## What you have to do
Exactly the lines from the start of the data below through the line that contains "105, 74, 40, 0]" are to be copied, with pictures left out.
·····
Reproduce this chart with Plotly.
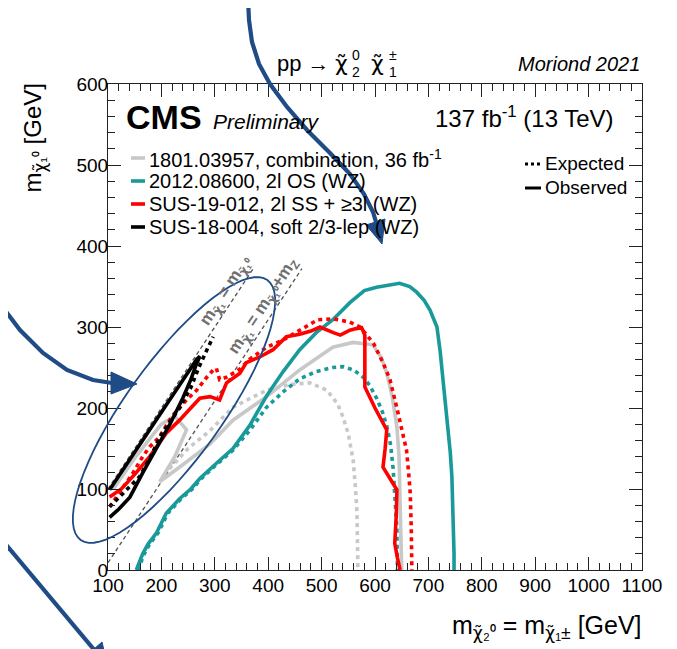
import math
import plotly.graph_objects as go

# ---------------- data (GeV) ----------------
x_ticks = [100, 200, 300, 400, 500, 600, 700, 800, 900, 1000, 1100]
y_ticks = [0, 100, 200, 300, 400, 500, 600]

# 2012.08600, 2l OS (WZ)
teal_obs_x = [153, 165, 175, 191, 209, 234, 255, 272, 300, 334, 365, 397, 428, 459, 490, 521, 553, 580, 603, 625,
              646, 665, 678, 692, 703, 711, 716, 722, 727, 733, 737, 741, 744, 746, 747, 748, 748]
teal_obs_y = [0, 20, 32, 46, 70, 88, 100, 113, 130, 150, 178, 215, 245, 272, 293, 309, 330, 345, 349, 352,
              354, 350, 343, 333, 321, 308, 300, 270, 238, 205, 177, 145, 115, 80, 50, 20, 0]
teal_exp_x = [156, 168, 178, 194, 212, 237, 258, 275, 303, 334, 365, 397, 428, 459, 490, 521, 540, 560, 578, 590,
              603, 614, 622, 629, 634, 638, 641, 642]
teal_exp_y = [0, 20, 32, 46, 70, 88, 100, 113, 130, 148, 172, 201, 220, 236, 245, 250, 251, 247, 238, 228,
              212, 195, 178, 155, 125, 90, 50, 0]

# 1801.03957, combination, 36 fb-1
gray_obs_x = [110, 150, 178, 200, 225, 247, 225, 197, 240, 290, 334, 397, 459, 521, 559, 596, 612, 622, 632, 641,
              645, 647, 649, 650]
gray_obs_y = [100, 138, 162, 180, 190, 173, 140, 109, 130, 155, 185, 214, 247, 275, 281, 278, 262, 243, 215, 177,
              140, 95, 50, 0]
gray_exp_x = [215, 250, 291, 334, 397, 440, 478, 510, 530, 540, 550, 559, 563, 566, 567, 568]
gray_exp_y = [125, 150, 172, 201, 222, 229, 231, 222, 205, 189, 168, 136, 105, 74, 40, 0]

# SUS-19-012, 2l SS + >=3l (WZ)
red_obs_x = [103, 125, 150, 178, 209, 234, 255, 272, 291, 309, 322, 347, 359, 384, 409, 434, 459, 480, 497, 510,
             522, 535, 553, 565, 575, 581, 581, 581, 600, 615, 622, 619, 615, 628, 641, 640, 637, 642, 647]
red_obs_y = [90, 100, 118, 140, 169, 185, 200, 212, 214, 210, 231, 243, 256, 263, 272, 288, 291, 295, 300, 296,
             293, 290, 296, 298, 299, 290, 260, 226, 200, 181, 173, 150, 127, 113, 99, 70, 33, 15, 0]
red_exp_x = [103, 121, 146, 165, 178, 196, 220, 247, 266, 285, 297, 303, 309, 322, 347, 365, 397, 428, 459, 493,
             522, 553, 572, 597, 615, 628, 641, 652, 659, 663, 666, 668, 669]
red_exp_y = [78, 95, 119, 140, 152, 164, 190, 210, 222, 238, 247, 249, 235, 238, 248, 260, 275, 284, 296, 309,
             310, 306, 300, 280, 256, 235, 200, 170, 148, 120, 95, 50, 0]

# SUS-18-004, soft 2/3-lep (WZ)
black_obs_x = [103, 130, 160, 190, 220, 245, 266, 272, 266, 255, 240, 216, 190, 165, 141, 120, 103]
black_obs_y = [99, 126, 156, 186, 216, 241, 260, 264, 255, 235, 212, 180, 150, 120, 90, 75, 65]
black_exp_x = [103, 130, 159, 180, 197, 215, 234, 255, 270, 284, 297]
black_exp_y = [78, 96, 115, 140, 164, 182, 200, 225, 250, 270, 288]

# kinematic reference lines
diag_x = [100, 372]
diag_y = [100, 372]
mz = 91
diagz_x = [100, 463]
diagz_y = [100 - mz, 463 - mz]

legend_labels = ["1801.03957, combination, 36 fb<sup>-1</sup>",
                 "2012.08600, 2l OS (WZ)",
                 "SUS-19-012, 2l SS + ≥3l (WZ)",
                 "SUS-18-004, soft 2/3-lep (WZ)"]

# ---------------- style ----------------
W, H = 677, 649
OFF = 8  # page body margin of the html page
L, R, T, B = 108, 642, 84, 570  # plot area in page pixels
TEAL = "#19999a"
GRAY = "#c8c8c8"
RED = "#ff0000"
BLACK = "#000000"
BLUE = "#1f4b87"
FONT = "Liberation Sans, Arial, Helvetica, sans-serif"
GFONT = "DejaVu Sans"
LW = 3.6
DOT = "4px,4px"
CHI = "<span style='font-family:DejaVu Sans'>χ̃</span>"


def px(xp):
    return (xp - L) / (R - L)


def py(yp):
    return (B - yp) / (B - T)


fig = go.Figure()


def add_line(x, y, color, dash=None, width=LW):
    fig.add_trace(go.Scatter(x=x, y=y, mode="lines", showlegend=False, hoverinfo="skip",
                             line=dict(color=color, width=width, dash=dash or "solid")))


add_line(diag_x, diag_y, "#505050", dash="4px,3px", width=1.3)
add_line(diagz_x, diagz_y, "#505050", dash="4px,3px", width=1.3)
add_line(gray_exp_x, gray_exp_y, GRAY, DOT)
add_line(gray_obs_x, gray_obs_y, GRAY)
add_line(teal_exp_x, teal_exp_y, TEAL, DOT)
add_line(teal_obs_x, teal_obs_y, TEAL)
add_line(red_exp_x, red_exp_y, RED, DOT)
add_line(red_obs_x, red_obs_y, RED)
add_line(black_exp_x, black_exp_y, BLACK, DOT)
add_line(black_obs_x, black_obs_y, BLACK)

ann = []


def text(xp, yp, s, size, xanchor="left", yanchor="middle", color="black", angle=0, ref="px", family=FONT):
    if ref == "px":
        xx, yy, xr, yr = px(xp), py(yp), "paper", "paper"
    else:
        xx, yy, xr, yr = xp, yp, "x", "y"
    ann.append(dict(x=xx, y=yy, xref=xr, yref=yr, text=s, showarrow=False, xanchor=xanchor,
                    yanchor=yanchor, textangle=angle, font=dict(size=size, color=color, family=family)))


# header texts
text(124, 117, "<b>CMS</b>", 34)
text(211, 122, "<i>Preliminary</i>", 21)
text(616, 117, "137 fb<sup>-1</sup> (13 TeV)", 24, xanchor="right")
text(642, 64, "<i>Moriond 2021</i>", 20, xanchor="right")
# process title with stacked indices
text(275, 63, "pp →", 22)
text(333, 63, "χ̃", 22, family=GFONT)
text(350, 55, "0", 14)
text(350, 72, "2", 14)
text(369, 63, "χ̃", 22, family=GFONT)
text(387, 55, "±", 14)
text(387, 72, "1", 14)

# legend
shapes = []
rows = [158, 181, 204, 227]
cols = [GRAY, TEAL, RED, BLACK]
for r, c, lab in zip(rows, cols, legend_labels):
    shapes.append(dict(type="line", xref="paper", yref="paper", x0=px(131), x1=px(145), y0=py(r), y1=py(r),
                       line=dict(color=c, width=LW)))
    text(147, r, lab, 20)
shapes.append(dict(type="line", xref="paper", yref="paper", x0=px(525), x1=px(541), y0=py(164), y1=py(164),
                   line=dict(color="black", width=3, dash="3px,3px")))
text(543, 163, "Expected", 19)
shapes.append(dict(type="line", xref="paper", yref="paper", x0=px(525), x1=px(541), y0=py(188), y1=py(188),
                   line=dict(color="black", width=3)))
text(543, 187, "Observed", 19)

# axis titles
text(34, 82, f"m<sub>{CHI}₁⁰</sub> [GeV]", 24, xanchor="center", yanchor="top", angle=-90)
text(644, 627, f"m<sub>{CHI}₂⁰</sub> = m<sub>{CHI}₁±</sub> [GeV]", 25, xanchor="right")

# reference line labels
text(322, 344, f"<b>m<sub>{CHI}₁</sub> = m<sub>{CHI}₁⁰</sub></b>", 17, xanchor="center", color="#707070",
     angle=-56.7, ref="data")
text(392, 326, f"<b>m<sub>{CHI}₁</sub> = m<sub>{CHI}₁⁰</sub>+m<sub>Z</sub></b>", 17, xanchor="center",
     color="#707070", angle=-56.7, ref="data")

# ---------------- overlay drawings (ellipse + arrows), pixel coordinates ----------------
cx, cy, a, b, th = 174, 410, 160, 48, math.radians(54.3)
pts = []
for i in range(73):
    t = 2 * math.pi * i / 72
    ux, uy = a * math.cos(t), b * math.sin(t)
    xx = cx + ux * math.cos(th) - uy * math.sin(th)
    yy = cy - (ux * math.sin(th) + uy * math.cos(th))
    pts.append((px(xx), py(yy)))
path = "M " + " L ".join(f"{x:.5f},{y:.5f}" for x, y in pts) + " Z"
shapes.append(dict(type="path", xref="paper", yref="paper", path=path, line=dict(color=BLUE, width=1.8),
                   layer="above"))


def polyline(points, width=4.2):
    p = "M " + " L ".join(f"{px(x):.5f},{py(y):.5f}" for x, y in points)
    shapes.append(dict(type="path", xref="paper", yref="paper", path=p, line=dict(color=BLUE, width=width),
                       layer="above"))


def tri(points):
    p = "M " + " L ".join(f"{px(x):.5f},{py(y):.5f}" for x, y in points) + " Z"
    shapes.append(dict(type="path", xref="paper", yref="paper", path=p, fillcolor=BLUE,
                       line=dict(color=BLUE, width=1), layer="above"))


polyline([(248, -2), (249, 20), (252, 42), (259, 64), (270, 84), (287, 107), (307, 130), (330, 153), (350, 174),
          (364, 194), (373, 212), (376, 222)])
tri([(385, 219), (366, 225), (382, 244)])
polyline([(-2, 301), (20, 330), (43, 353), (67, 370), (93, 380), (112, 383)])
tri([(111, 372), (111, 394), (137, 384)])
polyline([(-2, 535), (96, 652)])
tri([(102, 642), (86, 656), (108, 667)])

fig.update_layout(
    width=W - OFF, height=H - OFF,
    margin=dict(l=L - OFF, r=W - R, t=T - OFF, b=H - B, autoexpand=False),
    paper_bgcolor="white", plot_bgcolor="white",
    annotations=ann, shapes=shapes,
    font=dict(family=FONT, size=19, color="black"),
)
axis_common = dict(showgrid=False, zeroline=False, showline=True, linecolor="#222", linewidth=1.2,
                   mirror="ticks", ticks="inside", ticklen=13, tickwidth=1, tickcolor="#222",
                   tickfont=dict(size=19, family=FONT, color="black"))
fig.update_xaxes(range=[100, 1100], tickvals=x_ticks, ticktext=[str(v) for v in x_ticks], ticklabelstandoff=-2,
                 minor=dict(dtick=20, ticklen=7, ticks="inside", tickcolor="#222"), **axis_common)
fig.update_yaxes(range=[0, 600], tickvals=y_ticks, ticktext=[str(v) for v in y_ticks], ticklabelstandoff=-5,
                 minor=dict(dtick=20, ticklen=7, ticks="inside", tickcolor="#222"), **axis_common)

fig.write_html("out.html")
·····
## The completed task
Reproduce this chart with Plotly.
import math
import plotly.graph_objects as go

# ---------------- data (GeV) ----------------
x_ticks = [100, 200, 300, 400, 500, 600, 700, 800, 900, 1000, 1100]
y_ticks = [0, 100, 200, 300, 400, 500, 600]

# 2012.08600, 2l OS (WZ)
teal_obs_x = [153, 165, 175, 191, 209, 234, 255, 272, 300, 334, 365, 397, 428, 459, 490, 521, 553, 580, 603, 625,
              646, 665, 678, 692, 703, 711, 716, 722, 727, 733, 737, 741, 744, 746, 747, 748, 748]
teal_obs_y = [0, 20, 32, 46, 70, 88, 100, 113, 130, 150, 178, 215, 245, 272, 293, 309, 330, 345, 349, 352,
              354, 350, 343, 333, 321, 308, 300, 270, 238, 205, 177, 145, 115, 80, 50, 20, 0]
teal_exp_x = [156, 168, 178, 194, 212, 237, 258, 275, 303, 334, 365, 397, 428, 459, 490, 521, 540, 560, 578, 590,
              603, 614, 622, 629, 634, 638, 641, 642]
teal_exp_y = [0, 20, 32, 46, 70, 88, 100, 113, 130, 148, 172, 201, 220, 236, 245, 250, 251, 247, 238, 228,
              212, 195, 178, 155, 125, 90, 50, 0]

# 1801.03957, combination, 36 fb-1
gray_obs_x = [110, 150, 178, 200, 225, 247, 225, 197, 240, 290, 334, 397, 459, 521, 559, 596, 612, 622, 632, 641,
              645, 647, 649, 650]
gray_obs_y = [100, 138, 162, 180, 190, 173, 140, 109, 130, 155, 185, 214, 247, 275, 281, 278, 262, 243, 215, 177,
              140, 95, 50, 0]
gray_exp_x = [215, 250, 291, 334, 397, 440, 478, 510, 530, 540, 550, 559, 563, 566, 567, 568]
gray_exp_y = [125, 150, 172, 201, 222, 229, 231, 222, 205, 189, 168, 136, 105, 74, 40, 0]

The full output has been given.